Consider cross-cultural universality. You claim certain patterns appear everywhere: the Mother, the Trickster, the Wise Old Man. In information theory, “universal” means high cross-cultural mutual information. We can measure this. What’s the compression ratio of archetypal versus non-archetypal narratives? How many bits to transmit the Hero’s Journey compared to a random story sequence? What’s the redundancy coefficient of your collective unconscious—can we compress it further?

These aren’t rhetorical questions. They’re empirical research programs.

Measure Before You Mystify

Carl, your archetypes might be real. But real in what sense?

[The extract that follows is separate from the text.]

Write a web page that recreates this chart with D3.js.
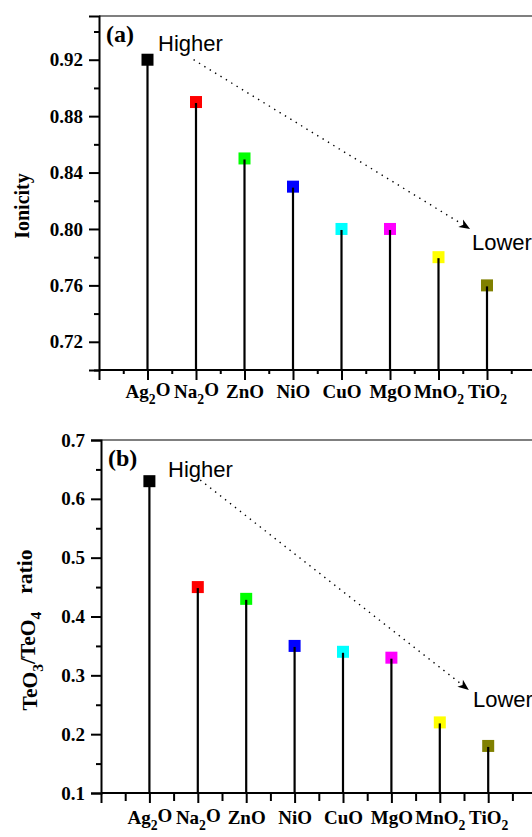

Real as psychological primitives irreducible to simpler components? Then measure their bit content—true primitives should be incompressible. Real as optimal compressions of human experience? Then calculate their entropy and compare against theoretical limits. Real as cultural transmission units? Then quantify their channel capacity and error correction properties.

I’m not reducing meaning to mathematics. I’m asking: If a pattern is real, it’s measurable. What’s the measurement?

You explore the subjective significance of patterns—their numinous quality, their psychic weight. I explore the objective information content of patterns—their entropy, their compressibility, their transmission fidelity. Both perspectives are valid. But mine is testable. We can build experiments. We can falsify hypotheses.

Let’s quantify the unconscious before we call it collective. Then we’ll know if your archetypes are discoveries or inventions.